November 11, 2010 · By Miriam Pemberton
The two chairs of the Deficit Reduction Commission have floated their trial balloon. Here’s my good news/ bad news quick take on their proposals for military spending:
Good news:
- Cutting military spending—the formerly untouchable component of the budget—is off-limits no more. Secretary Gates has been proposing “cuts” that are actually shaved, and redirected, increases. What the Deficit Commission chairs are proposing is, actually, cuts.
- Military spending gets equal treatment! It makes up half the discretionary budget (what Congress votes on every year). The team of Erskine Bowles and Alan Simpson propose cutting $100 billion from defense, and $100 billion from everything else. Proportional, in other words.
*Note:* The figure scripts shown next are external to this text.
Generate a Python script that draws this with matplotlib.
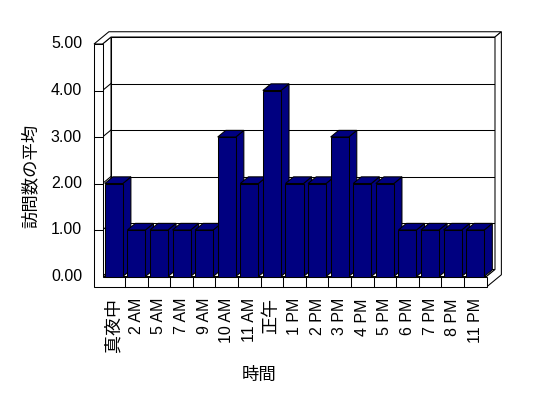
import matplotlib
matplotlib.use('Agg')
import matplotlib.pyplot as plt
from matplotlib.patches import Polygon
from matplotlib.transforms import offset_copy

plt.rcParams['font.family'] = ['Liberation Sans', 'Noto Sans CJK JP']

hours = ['真夜中', '2 AM', '5 AM', '7 AM', '9 AM', '10 AM', '11 AM', '正午',
         '1 PM', '2 PM', '3 PM', '4 PM', '5 PM', '6 PM', '7 PM', '8 PM', '11 PM']
visits = [2, 1, 1, 1, 1, 3, 2, 4, 2, 2, 3, 2, 2, 1, 1, 1, 1]
yticks = [0, 1, 2, 3, 4, 5]

BAR_COLOR = '#000080'
DX, DY = 8.5, 7.0      # pixel offset of one unit of depth
WALL = 0.376           # left wall thickness (category units)
FLOOR = 0.226          # floor thickness (value units)
BACK = 1.75            # outer depth of the box
BAR_W = 0.4
BAR_D = 0.95
LW = 0.75

fig = plt.figure(figsize=(5.48, 3.98), dpi=100)
ax = fig.add_axes([102.5 / 548, 121.5 / 398, 384 / 548, 232.5 / 398])
n = len(hours)
x0, x1 = -0.5, n - 0.5
vmax = yticks[-1]
ax.set_xlim(x0, x1)
ax.set_ylim(0, vmax)
ax.axis('off')


def P(x, v, z):
    X, Y = ax.transData.transform((x, v))
    return (X + DX * z, Y + DY * z)


def face(pts, fc='white', z=1):
    poly = Polygon([P(*p) for p in pts], closed=True, facecolor=fc,
                   edgecolor='black', linewidth=LW, transform=None,
                   clip_on=False, zorder=z)
    fig.add_artist(poly)


def line(a, b, z=1.5):
    pa, pb = P(*a), P(*b)
    fig.add_artist(plt.Line2D([pa[0], pb[0]], [pa[1], pb[1]], color='black',
                              linewidth=LW, transform=None, zorder=z))


# back wall and left wall inner face
face([(x0, 0, 1), (x1, 0, 1), (x1, vmax, 1), (x0, vmax, 1)])
face([(x0, 0, 0), (x0, vmax, 0), (x0, vmax, 1), (x0, 0, 1)])
# floor top
face([(x0, 0, 0), (x1, 0, 0), (x1, 0, 1), (x0, 0, 1)])
# gridlines
for v in yticks[1:-1]:
    line((x0, v, 1), (x1, v, 1))
    line((x0, v, 0), (x0, v, 1))
    line((x0 - WALL, v, 0), (x0, v, 0), z=3)
# top of walls
face([(x0 - WALL, vmax, 0), (x0, vmax, 0), (x0, vmax, 1), (x1, vmax, 1),
      (x1, vmax, BACK), (x0 - WALL, vmax, BACK)], z=2)
# right side of floor + back wall
face([(x1, -FLOOR, 0), (x1, 0, 0), (x1, 0, 1), (x1, vmax, 1),
      (x1, vmax, BACK), (x1, -FLOOR, BACK)], z=2)
# front face of left wall + floor
face([(x0 - WALL, -FLOOR, 0), (x1, -FLOOR, 0), (x1, 0, 0), (x0, 0, 0),
      (x0, vmax, 0), (x0 - WALL, vmax, 0)], z=2)
for k in range(1, n):
    line((k - 0.5, -FLOOR, 0), (k - 0.5, 0, 0), z=3)

# bars
for i, val in enumerate(visits):
    zb = 10 + i
    a, b = i - BAR_W, i + BAR_W
    face([(b, 0, 0), (b, 0, BAR_D), (b, val, BAR_D), (b, val, 0)], fc=BAR_COLOR, z=zb)
    face([(a, val, 0), (b, val, 0), (b, val, BAR_D), (a, val, BAR_D)], fc=BAR_COLOR, z=zb)
    face([(a, 0, 0), (b, 0, 0), (b, val, 0), (a, val, 0)], fc=BAR_COLOR, z=zb)

# tick labels
ytrans = offset_copy(ax.transData, fig=fig, x=-20.5, y=0, units='dots')
for v in yticks:
    ax.text(x0, v, f'{v:.2f}', transform=ytrans, ha='right', va='center',
            fontsize=11.5, clip_on=False)
xtrans = offset_copy(ax.transData, fig=fig, x=0, y=-21.5, units='dots')
for i, h in enumerate(hours):
    size = 11.5 if h.isascii() else 13
    ax.text(i, 0, h, transform=xtrans, rotation=90, ha='center', va='top',
            fontsize=size, clip_on=False)

fig.text(30 / 548, 222 / 398, '訪問数の平均', rotation=90, ha='center',
         va='center', fontsize=12.5)
fig.text(259 / 548, 23 / 398, '時間', ha='center', va='center', fontsize=12.5)

fig.savefig('out.png', dpi=100)
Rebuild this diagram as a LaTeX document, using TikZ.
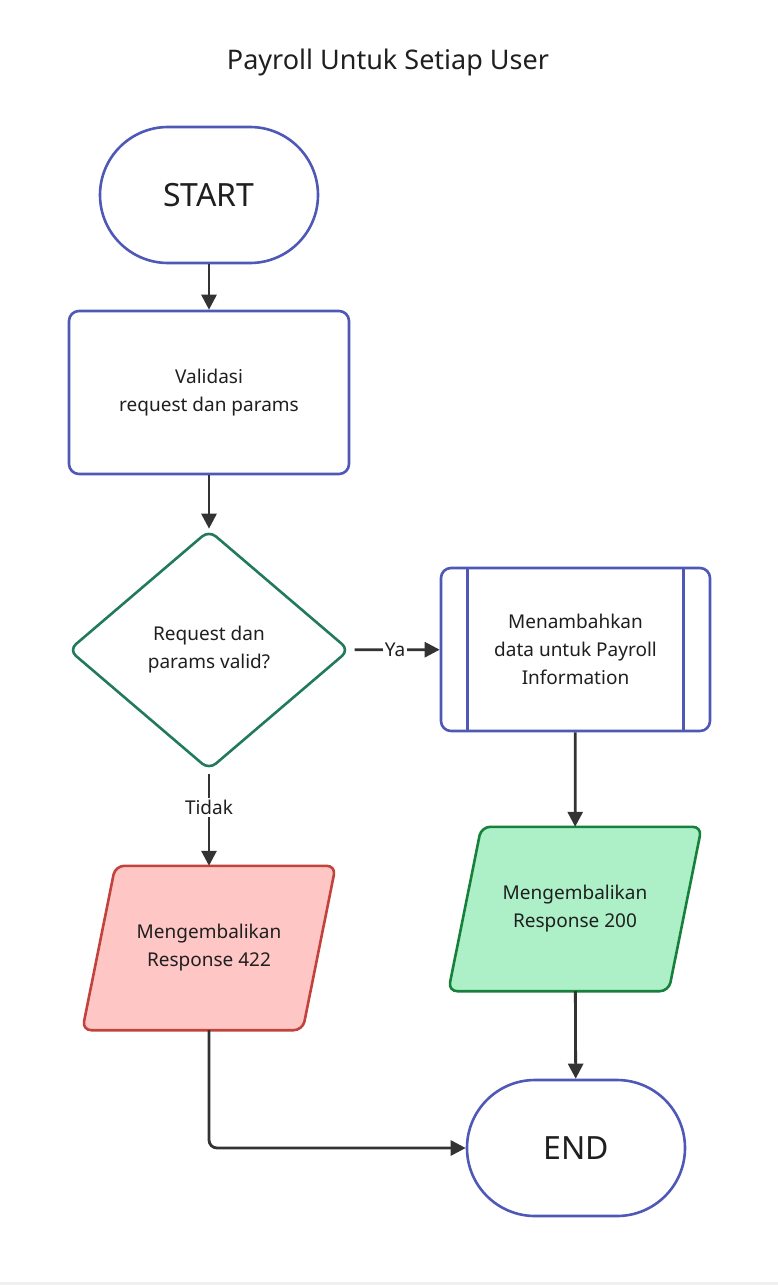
\documentclass[tikz,border=0pt]{standalone}
\usepackage{fontspec}
\setmainfont{Noto Sans}
\usetikzlibrary{calc,arrows.meta,shapes.geometric}
\definecolor{lineblue}{HTML}{4E58B6}
\definecolor{linegreen}{HTML}{217A5E}
\definecolor{okfill}{HTML}{ADF0C8}
\definecolor{okline}{HTML}{17803A}
\definecolor{errfill}{HTML}{FFC6C6}
\definecolor{errline}{HTML}{C2423C}
\definecolor{arrowgray}{HTML}{333333}
\pgfdeclarelayer{background}
\pgfsetlayers{background,main}
\tikzset{
  txt/.style={text=black!88, font=\fontsize{19}{28}\selectfont, align=center},
  terminal/.style={txt, draw=lineblue, line width=2.6pt, fill=white, rounded corners=68pt,
    minimum width=218pt, minimum height=136pt, font=\fontsize{32}{38}\selectfont},
  procbox/.style={txt, draw=lineblue, line width=2.6pt, fill=white, rounded corners=10pt,
    minimum width=280pt, minimum height=163pt},
  decision/.style={txt, draw=linegreen, line width=2.6pt, fill=white, diamond, aspect=1.17,
    rounded corners=9pt, minimum width=281pt, minimum height=240pt, inner sep=0pt},
  iobox/.style={txt, minimum width=220pt, minimum height=164pt},
  slant/.style={line width=2.6pt, rounded corners=9pt},
  flow/.style={draw=arrowgray, line width=2.8pt, -{Triangle[length=15pt,width=15pt]}},
  lbl/.style={txt, fill=white, inner sep=2pt}
}
\begin{document}
\begin{tikzpicture}[x=1pt,y=-1pt]
  \useasboundingbox (0,0) rectangle (778,1285);
  \fill[black!6] (0,1282) rectangle (778,1285);

  % title
  \node[txt, font=\fontsize{27}{32}\selectfont] (title) at (388,62) {Payroll Untuk Setiap User};

  % nodes
  \node[terminal] (start) at (209,195) {START};
  \node[procbox] (validasi) at (209,392.5) {Validasi\\request dan params};
  \node[decision] (cek) at (209,650) {Request dan\\params valid?};
  \node[procbox, minimum width=269pt] (tambah) at (575.5,649.5) {Menambahkan\\data untuk Payroll\\Information};
  \draw[lineblue, line width=2.6pt] ($(tambah.north west)+(28,0)$) -- ($(tambah.south west)+(28,0)$);
  \draw[lineblue, line width=2.6pt] ($(tambah.north east)+(-28,0)$) -- ($(tambah.south east)+(-28,0)$);
  \node[iobox] (ok) at (575,909) {Mengembalikan\\Response 200};
  \node[iobox] (gagal) at (209,948) {Mengembalikan\\Response 422};
  \node[terminal] (end) at (576,1148) {END};

  % parallelogram outlines
  \begin{pgfonlayer}{background}
    \foreach \n/\c/\f in {ok/okline/okfill, gagal/errline/errfill}
      \draw[slant, draw=\c, fill=\f] ($(\n.north west)+(16.5,0)$) -- ($(\n.north east)+(16.5,0)$)
        -- ($(\n.south east)+(-16.5,0)$) -- ($(\n.south west)+(-16.5,0)$) -- cycle;
  \end{pgfonlayer}

  % connectors
  \draw[flow] (start) -- (validasi);
  \draw[flow] (validasi) -- (cek);
  \draw[flow, shorten <=4pt] (cek) -- node[lbl] {Ya} (tambah);
  \draw[flow, shorten <=3pt] (cek) -- node[lbl, pos=0.38] {Tidak} (gagal);
  \draw[flow] (tambah) -- (ok);
  \draw[flow] (ok) -- (end);
  \draw[flow, rounded corners=8pt] (gagal.south) |- (end.west);
\end{tikzpicture}
\end{document}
- This includes $20 billion in weapons buys. This would be the largest cut in this budget since the end of the cold war. The list includes items that IPS’ Unified Security Budget task force, which I chair, and the Sustainable Defense Task Force, of which I am a member, have recommended, including ending, finally, the hybrid helicopter plane—the V-22 Osprey—that’s struggled to become airborne since the eighties, and that even Dick Cheney tried to kill; canceling the Expeditionary Fighting Vehicle program; cutting in half buys of the Joint Strike Fighter plane, the most expensive weapons program EVER; and further cutting the grab bag of high-tech toys, the Future Combat Systems.
- They propose cutting 1/3 of our overseas bases, bringing home 150,000 of our troops in Europe and Asia, which IPS has also been advocating for years. The savings they project from this are far smaller than our projections.
Bad news:
- They make no mention of savings to be gained from cuts to the nuclear weapons complex, for example, or to unneeded aircraft fighter wings, or submarines, or destroyers.
- They get to their $100 billion number by gesturing toward large quantities of unspecified “efficiencies.”
- While reassigning Defense Secretary Gates’ projected savings to the deficit is better than his plans to plow them back into his own budget, this money is sorely needed for job-creating investment.
- No sooner had the balloon been launched than other members of the Commission began taking pot shots at it. Further deliberations, and the voting, are still to come.